The Destructopus’s attacks are still specific to certain heights; if you want to go after an airborne enemy, you’ll need to chomp them, whereas a tank can only be tamed with a claw (breath weapons/eye beams can take down most enemies at both levels, but firing them effectively takes practice). As a result, things are still a bit confusing when projectiles start flying thick and fast, but the specific action buttons will keep your brain from tangling beyond repair.
Destructopus is a game about a crab-clawed octopus monster who deems it necessary to wreak slithery vengeance on the polluters of planet Earth. Its destruction-based gameplay is tremendously fun on paper, but unfortunately, awkward controls makes it feel as if you’re manipulating the game with your own pair of giant crab-claws.
Our tentacled anti-hero begins the game slumbering deep under the ocean. He’s rudely awakened by the activities of some off-shore oil drillers. When he surfaces, he quickly learns about the less-than-pristine condition of Earth and resolves to do something about it. That “something” largely involves tearing up cities and flattening members of the human race. Let’s face it, nothing would restore the environment faster and more efficiently than the entirety of the human population going “poof.”
Do the monster crawl.
As the mighty Destructopus, you crawl your way through cities, wastelands, and the wilds. You bash buildings, tanks, bulldozers, and make a mess out of the soldiers who try and stop you. Think Rampage, the arcade classic about monsters wreaking havoc on various cities– except Destructopus also has you rescuing furry critters who are being ground up for tiger-skin carpets and ivory.

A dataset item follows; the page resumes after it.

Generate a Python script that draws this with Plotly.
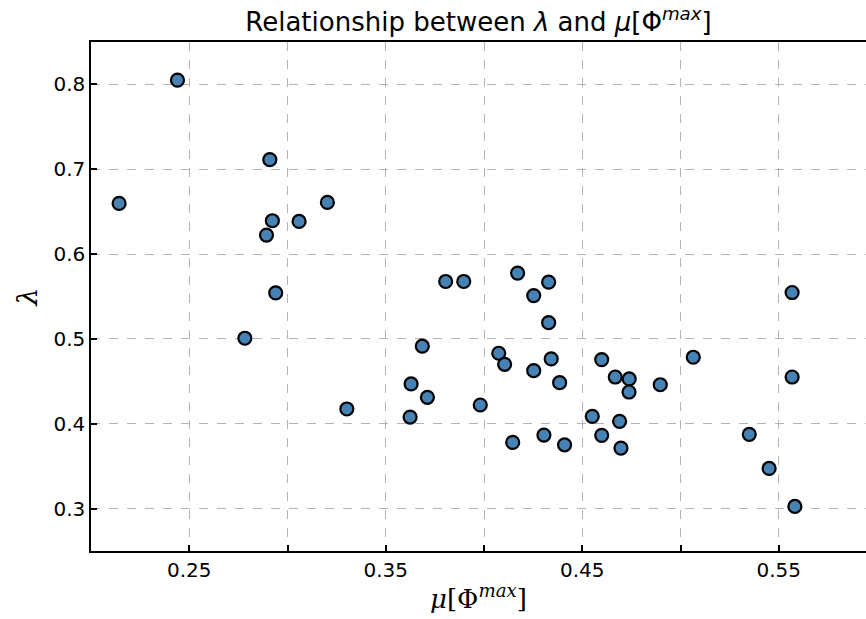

The Destructopus itself comes armed with a pleasing number of natural weapons. By tapping certain portions of the iPhone’s screen, you can unleash claw attacks, bite attacks, eye-lasers, and fire-breath. Sadly, using these weapons will tangle your fingers in no time. Moving the Destructopus involves pushing on-screen “Forward” or “Backward” buttons, and reaching your right thumb over far enough to make sure your attacks are properly executed can be awkward. Moreover, if you don’t tap the right portion of the screen, you won’t execute the proper attack, which can be crucial for taking down enemies– you can’t smash a tank by biting the air, for instance, but you’ll end up accidentally attempting it more than once.
Die, puny humans!
Troops attack you relentlessly, which compounds the problems with the game’s controls. You need to duck certain attacks, and stay upright to avoid others. But sometimes the enemy fire comes so thick and fast that it’s impossible to dodge, especially as the Destructopus is not a creature that is small and agile. What’s more, having your thumbs all over the screen blocks out many of the soldiers and missiles that you need to avoid or attack, and they end up walloping you.
As the game progresses, you can pay for upgrades, and that alleviates some of the problems. You can make the Destructopus tougher, for instance, so he can take more attacks, or you can invest in a projectile weapon. This is highly recommended, as the funnest bits of the game involve roasting and zapping buildings and planes from afar.
Even with the upgrades, though, Destructopus is difficult to control and therefore difficult to enjoy. It’s a shame, because otherwise the game boasts lovely pixel-based graphics and some pretty cool bosses. Sadly, you’ll have to do something else to benefit the environment other than run around Earth as a giant, vengeful octopus. We recommend switching to reusable shopping bags.